##### DATA EXTRACT #####

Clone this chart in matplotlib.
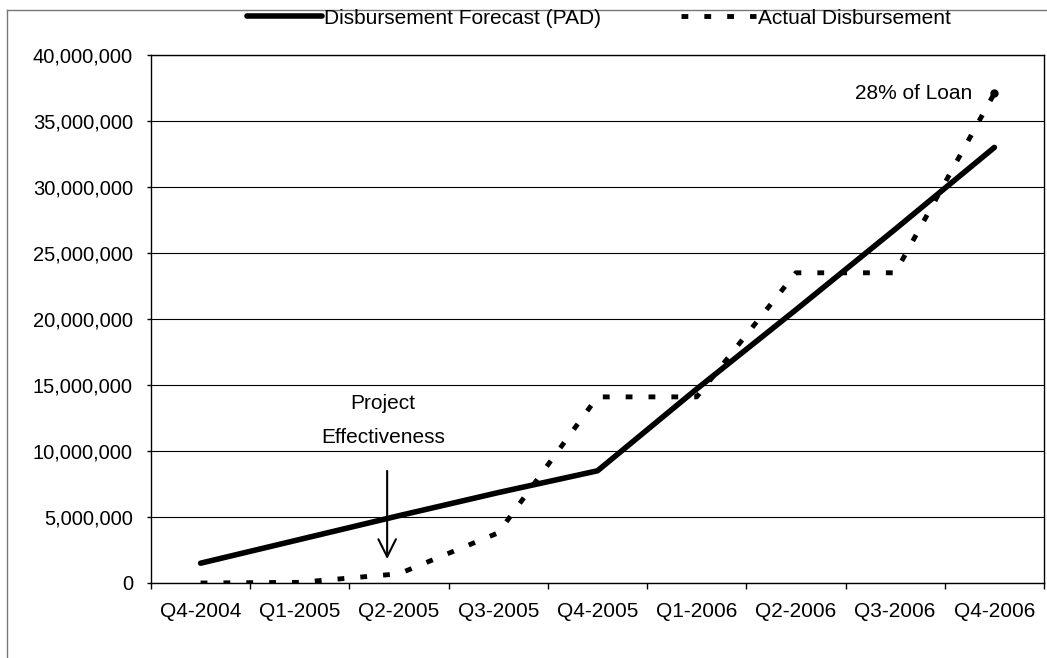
"""
Disbursement forecast (PAD) vs actual disbursement, quarterly, Q4-2004 to Q4-2006
"""

import matplotlib
matplotlib.use('Agg')
import matplotlib.pyplot as plt
from matplotlib.ticker import FuncFormatter, MultipleLocator
from matplotlib.lines import Line2D
import numpy as np

plt.rcParams['font.family'] = ['Liberation Sans', 'DejaVu Sans']

# Data
quarters = ['Q4-2004', 'Q1-2005', 'Q2-2005', 'Q3-2005', 'Q4-2005',
            'Q1-2006', 'Q2-2006', 'Q3-2006', 'Q4-2006']
forecast = [1_500_000, 3_300_000, 5_100_000, 6_850_000, 8_500_000,
            14_700_000, 20_700_000, 26_800_000, 33_000_000]
actual = [0, 50_000, 700_000, 3_800_000, 14_100_000,
          14_100_000, 23_500_000, 23_500_000, 37_100_000]

x = np.arange(len(quarters))

fig = plt.figure(figsize=(10.47, 6.58), dpi=100)
ax = fig.add_axes([151 / 1047, 75 / 658, 893 / 1047, 528 / 658])

# Lines
ax.plot(x, forecast, color='black', lw=4, solid_capstyle='round',
        solid_joinstyle='round', label='Disbursement Forecast (PAD)', zorder=3)
ax.plot(x, actual, color='black', lw=3.5, linestyle=(0, (1.4, 3.3)),
        label='Actual Disbursement', zorder=3)
ax.plot(x[-1], actual[-1], 'o', color='black', ms=5, zorder=4)

# Axes
ax.set_xlim(-0.5, len(quarters) - 0.5)
ax.set_ylim(0, 40_000_000)
ax.yaxis.set_major_locator(MultipleLocator(5_000_000))
ax.yaxis.set_major_formatter(FuncFormatter(lambda v, p: f'{v:,.0f}'))
ax.set_xticks(x)
ax.set_xticklabels(quarters)
ax.set_xticks(np.arange(-0.5, len(quarters), 1), minor=True)
ax.tick_params(axis='x', which='major', length=0, pad=14, labelsize=15)
ax.tick_params(axis='x', which='minor', length=4, width=1, direction='out')
ax.tick_params(axis='y', length=3, width=1, direction='out', pad=10, labelsize=14.5)
ax.grid(axis='y', color='black', lw=0.8)
ax.set_axisbelow(True)
for s in ax.spines.values():
    s.set_color('black')
    s.set_linewidth(1)

# Annotations
ax.text(1.84, 13_600_000, 'Project', ha='center', va='center', fontsize=15)
ax.text(1.84, 11_000_000, 'Effectiveness', ha='center', va='center', fontsize=15)
ax.annotate('', xy=(1.88, 1_600_000), xytext=(1.88, 8_700_000),
            arrowprops=dict(arrowstyle='->,head_length=0.7,head_width=0.35',
                            lw=1.5, color='black', mutation_scale=18))
ax.annotate('28% of Loan', xy=(x[-1], actual[-1]), xytext=(-16, 0),
            textcoords='offset points', ha='right', va='center', fontsize=15)

# Legend on top, outside plot area
fig.legend(loc='center', bbox_to_anchor=(599 / 1047, 1 - 18 / 658), ncol=2,
           frameon=False, fontsize=15, handlelength=3.6, handletextpad=0.1,
           columnspacing=3.8, borderpad=0)

# Outer chart frame (top and left edges visible in the scan)
fig.add_artist(Line2D([7 / 1047, 7 / 1047], [0, 1 - 10 / 658],
                      transform=fig.transFigure, color='#777777', lw=1))
fig.add_artist(Line2D([7 / 1047, 1], [1 - 10 / 658, 1 - 10 / 658],
                      transform=fig.transFigure, color='#777777', lw=1))

plt.savefig('out.png', dpi=100)
plt.close()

#####

PROBLEM REQUIREMENTS →
Without the pictures, retype the whole of the material above exactly.

SOLUTION TO THIS PROBLEM →
Clone this chart in matplotlib.
"""
Disbursement forecast (PAD) vs actual disbursement, quarterly, Q4-2004 to Q4-2006
"""

import matplotlib
matplotlib.use('Agg')
import matplotlib.pyplot as plt
from matplotlib.ticker import FuncFormatter, MultipleLocator
from matplotlib.lines import Line2D
import numpy as np

plt.rcParams['font.family'] = ['Liberation Sans', 'DejaVu Sans']

# Data
quarters = ['Q4-2004', 'Q1-2005', 'Q2-2005', 'Q3-2005', 'Q4-2005',
            'Q1-2006', 'Q2-2006', 'Q3-2006', 'Q4-2006']
forecast = [1_500_000, 3_300_000, 5_100_000, 6_850_000, 8_500_000,
            14_700_000, 20_700_000, 26_800_000, 33_000_000]
actual = [0, 50_000, 700_000, 3_800_000, 14_100_000,
          14_100_000, 23_500_000, 23_500_000, 37_100_000]

x = np.arange(len(quarters))

fig = plt.figure(figsize=(10.47, 6.58), dpi=100)
ax = fig.add_axes([151 / 1047, 75 / 658, 893 / 1047, 528 / 658])

# Lines
ax.plot(x, forecast, color='black', lw=4, solid_capstyle='round',
        solid_joinstyle='round', label='Disbursement Forecast (PAD)', zorder=3)
ax.plot(x, actual, color='black', lw=3.5, linestyle=(0, (1.4, 3.3)),
        label='Actual Disbursement', zorder=3)
ax.plot(x[-1], actual[-1], 'o', color='black', ms=5, zorder=4)

# Axes
ax.set_xlim(-0.5, len(quarters) - 0.5)
ax.set_ylim(0, 40_000_000)
ax.yaxis.set_major_locator(MultipleLocator(5_000_000))
ax.yaxis.set_major_formatter(FuncFormatter(lambda v, p: f'{v:,.0f}'))
ax.set_xticks(x)
ax.set_xticklabels(quarters)
ax.set_xticks(np.arange(-0.5, len(quarters), 1), minor=True)
ax.tick_params(axis='x', which='major', length=0, pad=14, labelsize=15)
ax.tick_params(axis='x', which='minor', length=4, width=1, direction='out')
ax.tick_params(axis='y', length=3, width=1, direction='out', pad=10, labelsize=14.5)
ax.grid(axis='y', color='black', lw=0.8)
ax.set_axisbelow(True)
for s in ax.spines.values():
    s.set_color('black')
    s.set_linewidth(1)

# Annotations
ax.text(1.84, 13_600_000, 'Project', ha='center', va='center', fontsize=15)
ax.text(1.84, 11_000_000, 'Effectiveness', ha='center', va='center', fontsize=15)
ax.annotate('', xy=(1.88, 1_600_000), xytext=(1.88, 8_700_000),
            arrowprops=dict(arrowstyle='->,head_length=0.7,head_width=0.35',
                            lw=1.5, color='black', mutation_scale=18))
ax.annotate('28% of Loan', xy=(x[-1], actual[-1]), xytext=(-16, 0),
            textcoords='offset points', ha='right', va='center', fontsize=15)

# Legend on top, outside plot area
fig.legend(loc='center', bbox_to_anchor=(599 / 1047, 1 - 18 / 658), ncol=2,
           frameon=False, fontsize=15, handlelength=3.6, handletextpad=0.1,
           columnspacing=3.8, borderpad=0)

# Outer chart frame (top and left edges visible in the scan)
fig.add_artist(Line2D([7 / 1047, 7 / 1047], [0, 1 - 10 / 658],
                      transform=fig.transFigure, color='#777777', lw=1))
fig.add_artist(Line2D([7 / 1047, 1], [1 - 10 / 658, 1 - 10 / 658],
                      transform=fig.transFigure, color='#777777', lw=1))

plt.savefig('out.png', dpi=100)
plt.close()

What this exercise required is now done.